** begin DATA SEGMENT **
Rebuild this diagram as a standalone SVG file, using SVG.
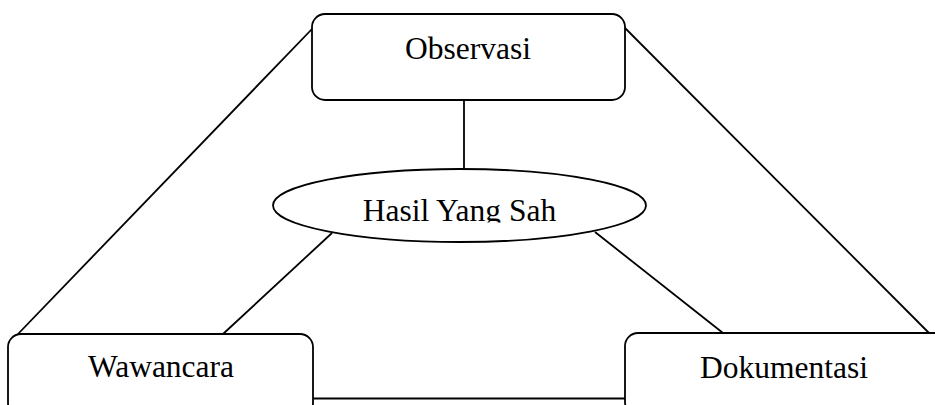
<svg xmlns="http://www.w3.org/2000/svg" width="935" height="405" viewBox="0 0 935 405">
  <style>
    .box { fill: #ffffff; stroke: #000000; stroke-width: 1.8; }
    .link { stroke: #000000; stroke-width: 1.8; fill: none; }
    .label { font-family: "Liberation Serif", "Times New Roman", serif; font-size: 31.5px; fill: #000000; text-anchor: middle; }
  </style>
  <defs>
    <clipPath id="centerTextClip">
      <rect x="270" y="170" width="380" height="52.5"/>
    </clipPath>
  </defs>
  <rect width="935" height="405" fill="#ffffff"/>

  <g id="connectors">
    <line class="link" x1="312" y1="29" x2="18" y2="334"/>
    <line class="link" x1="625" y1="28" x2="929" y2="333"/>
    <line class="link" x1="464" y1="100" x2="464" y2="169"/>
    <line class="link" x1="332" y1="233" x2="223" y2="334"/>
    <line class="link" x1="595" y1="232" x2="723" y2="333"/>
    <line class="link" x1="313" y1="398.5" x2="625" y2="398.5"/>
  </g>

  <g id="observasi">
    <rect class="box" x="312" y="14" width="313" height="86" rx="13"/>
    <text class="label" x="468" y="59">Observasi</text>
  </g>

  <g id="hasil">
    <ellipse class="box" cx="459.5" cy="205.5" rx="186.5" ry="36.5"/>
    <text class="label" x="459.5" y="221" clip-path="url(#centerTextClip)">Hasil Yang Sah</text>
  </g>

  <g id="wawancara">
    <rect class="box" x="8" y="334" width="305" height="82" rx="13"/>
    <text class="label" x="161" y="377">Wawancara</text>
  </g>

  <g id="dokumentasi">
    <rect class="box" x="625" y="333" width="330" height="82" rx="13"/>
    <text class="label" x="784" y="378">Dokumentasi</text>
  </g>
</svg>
** end DATA SEGMENT **
◆ WRITTEN EXERCISE
Set down the complete material exactly, but do not include the images.

◆ RESULT OF THE EXERCISE
Rebuild this diagram as a standalone SVG file, using SVG.
<svg xmlns="http://www.w3.org/2000/svg" width="935" height="405" viewBox="0 0 935 405">
  <style>
    .box { fill: #ffffff; stroke: #000000; stroke-width: 1.8; }
    .link { stroke: #000000; stroke-width: 1.8; fill: none; }
    .label { font-family: "Liberation Serif", "Times New Roman", serif; font-size: 31.5px; fill: #000000; text-anchor: middle; }
  </style>
  <defs>
    <clipPath id="centerTextClip">
      <rect x="270" y="170" width="380" height="52.5"/>
    </clipPath>
  </defs>
  <rect width="935" height="405" fill="#ffffff"/>

  <g id="connectors">
    <line class="link" x1="312" y1="29" x2="18" y2="334"/>
    <line class="link" x1="625" y1="28" x2="929" y2="333"/>
    <line class="link" x1="464" y1="100" x2="464" y2="169"/>
    <line class="link" x1="332" y1="233" x2="223" y2="334"/>
    <line class="link" x1="595" y1="232" x2="723" y2="333"/>
    <line class="link" x1="313" y1="398.5" x2="625" y2="398.5"/>
  </g>

  <g id="observasi">
    <rect class="box" x="312" y="14" width="313" height="86" rx="13"/>
    <text class="label" x="468" y="59">Observasi</text>
  </g>

  <g id="hasil">
    <ellipse class="box" cx="459.5" cy="205.5" rx="186.5" ry="36.5"/>
    <text class="label" x="459.5" y="221" clip-path="url(#centerTextClip)">Hasil Yang Sah</text>
  </g>

  <g id="wawancara">
    <rect class="box" x="8" y="334" width="305" height="82" rx="13"/>
    <text class="label" x="161" y="377">Wawancara</text>
  </g>

  <g id="dokumentasi">
    <rect class="box" x="625" y="333" width="330" height="82" rx="13"/>
    <text class="label" x="784" y="378">Dokumentasi</text>
  </g>
</svg>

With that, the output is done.